Experimental study of mass transport in PEMFCs: Through plane permeability and molecular diffusivity in GDLs

Abstract

An experimental study of convective-diffusive transport in polymer electrolyte fuel cell (PEFCs) porous materials is presented. The study is used to estimate through-plane viscous permeability and effective molecular diffusivity of different gas diffusion layers (GDLs). A diffusion bridge based experimental setup is used for molecular diffusivity measurements, with oxygen and nitrogen flowing across the bridge. The pressure difference across the bridge is adjusted to control convective transport.

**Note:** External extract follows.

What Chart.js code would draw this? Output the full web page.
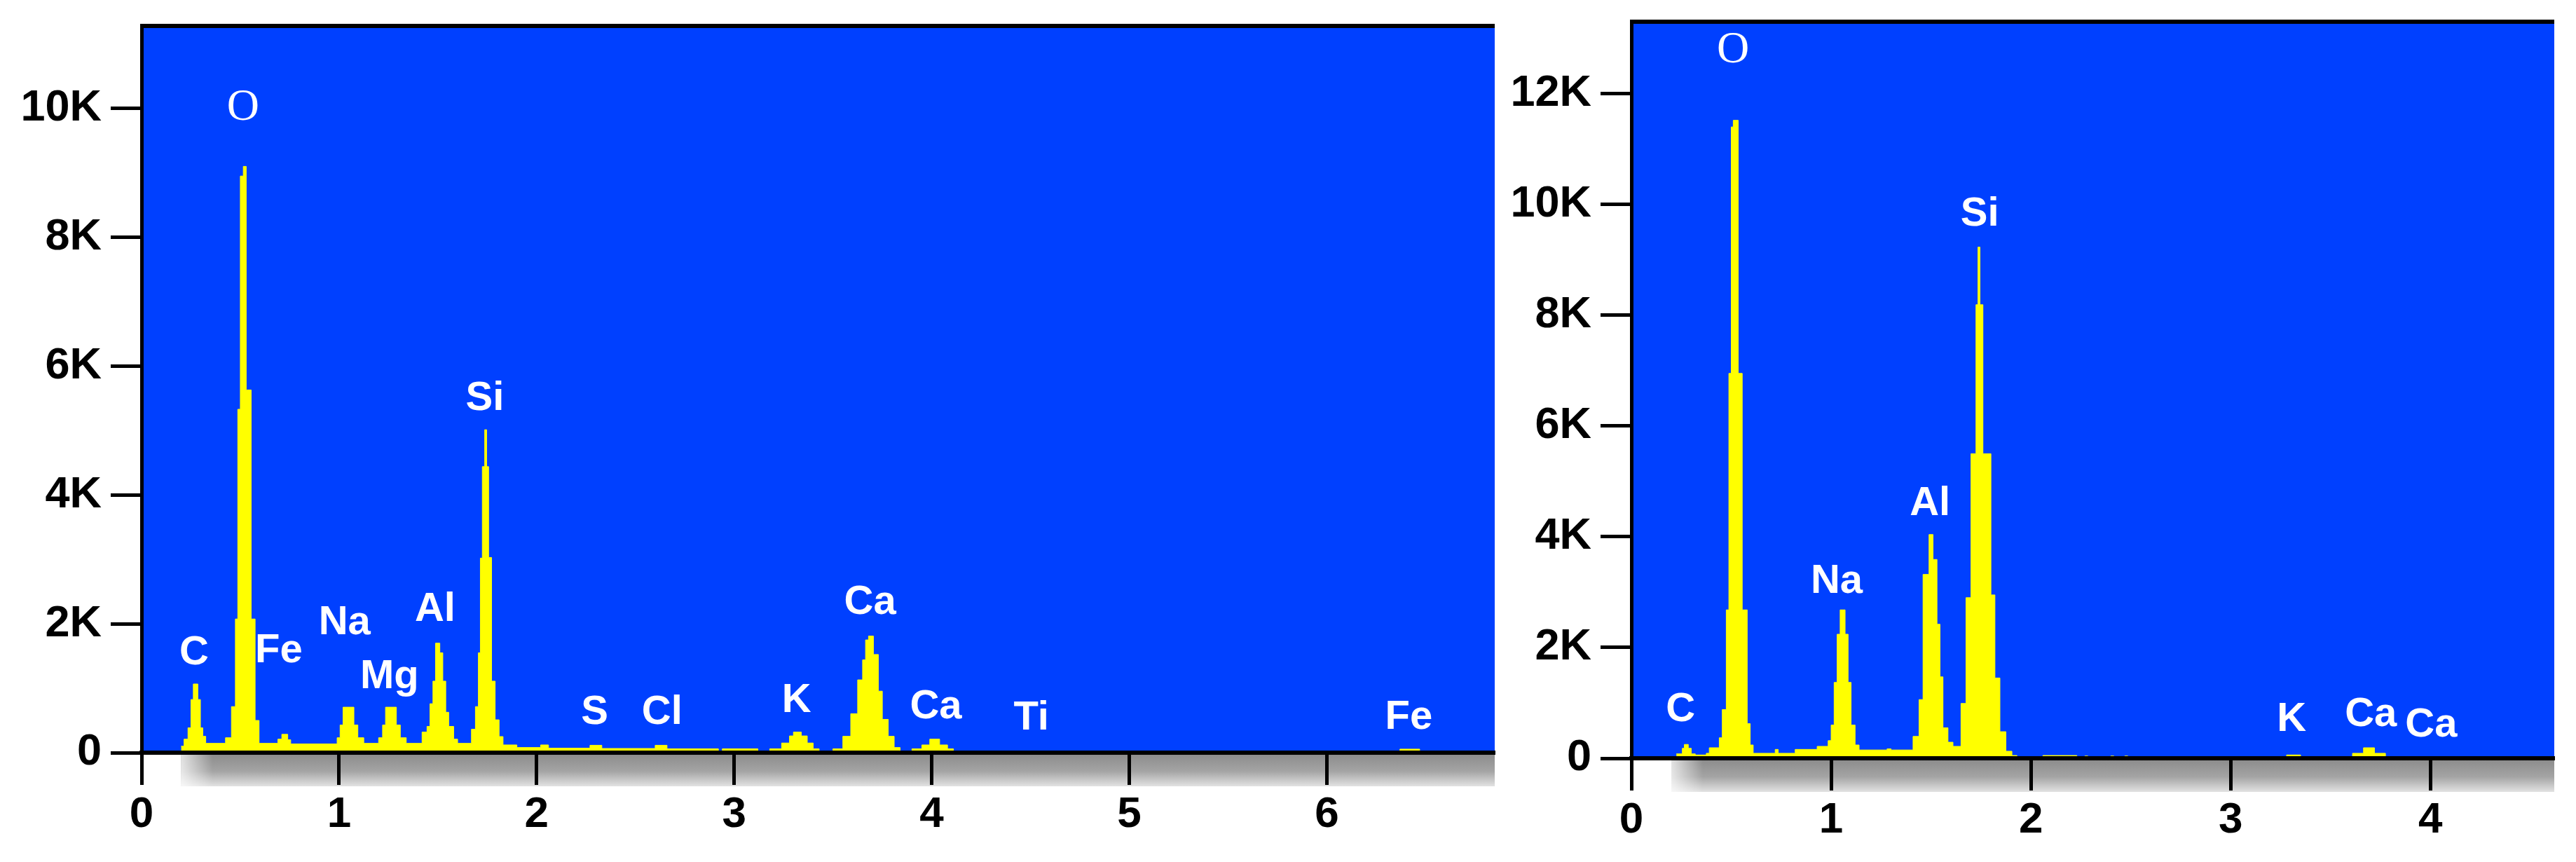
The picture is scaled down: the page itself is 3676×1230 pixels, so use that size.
<!DOCTYPE html>
<html>
<head>
<meta charset="utf-8">
<script src="https://cdn.jsdelivr.net/npm/chart.js@4/dist/chart.umd.min.js"></script>
<style>
  html, body { margin: 0; padding: 0; background: #fff; }
  body { width: 3676px; height: 1230px; position: relative; overflow: hidden; }
  .panel { position: absolute; top: 0; height: 1230px; }
  #left { left: 0; width: 2140px; }
  #right { left: 2140px; width: 1536px; }
</style>
</head>
<body>
<div class="panel" id="left"><canvas id="edsLeft" width="2140" height="1230"></canvas></div>
<div class="panel" id="right"><canvas id="edsRight" width="1536" height="1230"></canvas></div>
<script>
// left spectrum: channel start (keV) and counts
const leftEnergy = [
  0.2, 0.215, 0.235, 0.25, 0.262, 0.285, 0.298, 0.31, 0.325,
  0.425, 0.455, 0.475, 0.487, 0.5, 0.515, 0.53, 0.555, 0.575, 0.595,
  0.69, 0.71, 0.74, 0.755,
  0.99, 1.005, 1.02, 1.075, 1.095, 1.125,
  1.2, 1.22, 1.235, 1.29, 1.31, 1.34,
  1.42, 1.445, 1.46, 1.475, 1.488, 1.51, 1.525, 1.54, 1.555, 1.58, 1.6,
  1.67, 1.69, 1.705, 1.715, 1.725, 1.737, 1.747, 1.757, 1.772, 1.79, 1.81, 1.83, 1.9,
  2.02, 2.06, 2.27, 2.33, 2.6, 2.66, 2.92, 2.94, 3.12,
  3.18, 3.24, 3.28, 3.3, 3.34, 3.37, 3.4, 3.43,
  3.5, 3.55, 3.59, 3.625, 3.65, 3.665, 3.68, 3.705, 3.73, 3.75, 3.78, 3.81, 3.84,
  3.9, 3.95, 3.99, 4.04, 4.08, 4.11,
  6.37, 6.47, 6.85
];
const leftCounts = [
  100, 210, 386, 825, 1066, 825, 386, 254, 145,
  232, 715, 2075, 5330, 8950, 9100, 5630, 2075, 500, 145,
  210, 285, 200, 136,
  232, 430, 706, 430, 232, 145,
  232, 430, 706, 430, 232, 145,
  320, 408, 760, 1110, 1700, 1550, 1110, 627, 408, 210, 145,
  364, 715, 1550, 3020, 4440, 5013, 4440, 3030, 1110, 510, 250, 120, 80,
  120, 70, 115, 65, 115, 60, 0, 60, 0,
  60, 150, 260, 320, 260, 150, 60, 0,
  60, 254, 605, 1130, 1440, 1750, 1810, 1524, 955, 517, 254, 80, 0,
  60, 120, 210, 120, 60, 0,
  55, 0, 0
];
const leftPeakNames = ["O", "C", "Fe", "Na", "Mg", "Al", "Si", "S", "Cl", "K", "Ca", "Ca", "Ti", "Fe"];
const leftPeakKeV = [0.514, 0.266, 0.695, 1.028, 1.255, 1.486, 1.738, 2.294, 2.635, 3.316, 3.688, 4.021, 4.504, 6.415];
const leftPeakCounts = [10000, 1545, 1577, 2012, 1175, 2218, 5492, 620, 620, 805, 2327, 707, 533, 544];
const leftKeVTicks = [0, 1, 2, 3, 4, 5, 6];
const leftCountTicks = [0, 2000, 4000, 6000, 8000, 10000];
const leftMaxKeV = 6.85;
const leftMaxCounts = 11280;

// right spectrum
const rightEnergy = [
  0.225, 0.255, 0.265, 0.285, 0.3, 0.32, 0.375,
  0.39, 0.44, 0.455, 0.475, 0.488, 0.5, 0.51, 0.535, 0.555, 0.58, 0.595, 0.61,
  0.72, 0.735, 0.82, 0.93,
  0.985, 1.0, 1.015, 1.03, 1.045, 1.07, 1.085, 1.1, 1.12, 1.14,
  1.28, 1.3,
  1.41, 1.44, 1.46, 1.49, 1.51, 1.53, 1.545, 1.56, 1.585, 1.61,
  1.65, 1.675, 1.7, 1.725, 1.735, 1.745, 1.76, 1.8, 1.82, 1.845, 1.875, 1.905, 1.93,
  2.06, 2.23, 2.27, 2.285, 2.4, 2.415, 2.47, 2.485,
  3.28, 3.35, 3.61, 3.665, 3.72, 3.775, 4.62
];
const rightCounts = [
  80, 180, 250, 180, 80, 60, 90,
  190, 370, 880, 2680, 6950, 11400, 11520, 6950, 2680, 625, 240, 90,
  160, 90, 160, 215,
  318, 600, 1370, 2240, 2680, 2240, 1370, 600, 240, 150,
  170, 150,
  395, 1060, 3320, 4040, 3590, 2420, 1470, 550, 290, 215,
  990, 2900, 5500, 8190, 9230, 8190, 5500, 2950, 1450, 480, 127, 50, 0,
  50, 0, 40, 0, 40, 0, 40, 0,
  60, 0, 90, 190, 90, 0, 0
];
const rightPeakNames = ["O", "C", "Na", "Al", "Si", "K", "Ca", "Ca"];
const rightPeakKeV = [0.509, 0.246, 1.028, 1.495, 1.744, 3.305, 3.702, 4.004];
const rightPeakCounts = [12785, 873, 3190, 4595, 9823, 696, 785, 595];
const rightKeVTicks = [0, 1, 2, 3, 4];
const rightCountTicks = [0, 2000, 4000, 6000, 8000, 10000, 12000];
const rightMaxKeV = 4.62;
const rightMaxCounts = 13300;

Chart.defaults.font.family = "'Liberation Sans', Arial, sans-serif";

// blue plot area, grey strip under the energy axis, top frame and peak labels
const edsPlugin = {
  id: "eds",
  beforeDraw(chart) {
    const { ctx, chartArea: a, scales } = chart;
    ctx.save();
    ctx.fillStyle = "#0040ff";
    ctx.fillRect(a.left, a.top, a.right - a.left, a.bottom - a.top);
    const x0 = scales.x.getPixelForValue(0.2);
    const g = ctx.createLinearGradient(0, a.bottom, 0, a.bottom + 48);
    g.addColorStop(0, "#8a8a8a");
    g.addColorStop(0.55, "#a4a4a4");
    g.addColorStop(1, "#e2e2e2");
    ctx.fillStyle = g;
    ctx.fillRect(x0, a.bottom, a.right - x0, 48);
    const h = ctx.createLinearGradient(x0, 0, x0 + 45, 0);
    h.addColorStop(0, "rgba(255,255,255,0.75)");
    h.addColorStop(1, "rgba(255,255,255,0)");
    ctx.fillStyle = h;
    ctx.fillRect(x0, a.bottom, 45, 48);
    ctx.restore();
  },
  afterDatasetsDraw(chart, args, opts) {
    const { ctx, chartArea: a, scales } = chart;
    ctx.save();
    ctx.strokeStyle = "#000";
    ctx.lineWidth = 6;
    ctx.beginPath();
    ctx.moveTo(a.left - 2, a.top);
    ctx.lineTo(a.right, a.top);
    ctx.stroke();
    ctx.fillStyle = "#fff";
    ctx.textAlign = "center";
    ctx.textBaseline = "middle";
    opts.names.forEach((name, i) => {
      ctx.font = name === "O" ? "64px 'Liberation Serif', serif" : "bold 58px 'Liberation Sans', Arial, sans-serif";
      ctx.fillText(name, scales.x.getPixelForValue(opts.keV[i]), scales.y.getPixelForValue(opts.counts[i]));
    });
    ctx.restore();
  },
};

function spectrumChart(id, energy, counts, maxKeV, maxCounts, xTicks, yTicks, peaks, box) {
  return new Chart(document.getElementById(id), {
    type: "line",
    data: {
      datasets: [
        {
          data: energy.map((e, i) => ({ x: e, y: counts[i] })),
          stepped: "before",
          fill: "origin",
          backgroundColor: "#ffff00",
          borderColor: "#ffff00",
          borderWidth: 1,
          pointRadius: 0,
        },
      ],
    },
    options: {
      responsive: false,
      animation: false,
      layout: { padding: { top: box.top, right: box.right, left: 0, bottom: 0 } },
      plugins: {
        legend: { display: false },
        tooltip: { enabled: false },
        eds: peaks,
      },
      scales: {
        x: {
          type: "linear",
          min: 0,
          max: maxKeV,
          afterFit: (s) => {
            s.height = box.xHeight;
            s.paddingLeft = 0;
            s.paddingRight = 0;
          },
          afterBuildTicks: (s) => { s.ticks = xTicks.map((v) => ({ value: v })); },
          grid: { drawOnChartArea: false, tickLength: 46, tickWidth: 5, tickColor: "#000" },
          border: { display: true, color: "#000", width: 6, z: 1 },
          ticks: {
            padding: 6,
            color: "#000",
            font: { size: 62, weight: "bold" },
            maxRotation: 0,
            autoSkip: false,
          },
        },
        y: {
          min: 0,
          max: maxCounts,
          afterFit: (s) => {
            s.width = box.yWidth;
            s.paddingTop = 0;
            s.paddingBottom = 0;
          },
          afterBuildTicks: (s) => { s.ticks = yTicks.map((v) => ({ value: v })); },
          grid: { drawOnChartArea: false, tickLength: 44, tickWidth: 5, tickColor: "#000" },
          border: { display: true, color: "#000", width: 5, z: 1 },
          ticks: {
            padding: 13,
            color: "#000",
            font: { size: 63, weight: "bold" },
            autoSkip: false,
            callback: (v) => (v === 0 ? "0" : v / 1000 + "K"),
          },
        },
      },
    },
    plugins: [edsPlugin],
  });
}

spectrumChart("edsLeft", leftEnergy, leftCounts, leftMaxKeV, leftMaxCounts, leftKeVTicks, leftCountTicks,
  { names: leftPeakNames, keV: leftPeakKeV, counts: leftPeakCounts },
  { top: 37, right: 7, yWidth: 202, xHeight: 156 });

spectrumChart("edsRight", rightEnergy, rightCounts, rightMaxKeV, rightMaxCounts, rightKeVTicks, rightCountTicks,
  { names: rightPeakNames, keV: rightPeakKeV, counts: rightPeakCounts },
  { top: 31, right: 31, yWidth: 188, xHeight: 148 });
</script>
</body>
</html>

The oxygen transport across porous media is measured using an oxygen sensor, and experimental data is fitted to a combined Fick's and Darcy's model to estimate effective diffusivity. To measure permeability, a variation of the diffusion bridge is used, where a single gas is forced to go through the GDL. The pressure drop across the GDL is measured, and fitted to Darcy's law to estimate viscous permeability. Through-plane permeability and effective molecular diffusivity are measured for several Toray samples with different polytetrafluoroethylene (PTFE) loading. Results show that permeability varies with PTFE loading between 1.13×10−11 - 0.35×10−11m2 and diffusibility between 0.209 - 0.071. Increase in the PTFE content in GDLs was found to have an adverse effect on permeability and diffusibility.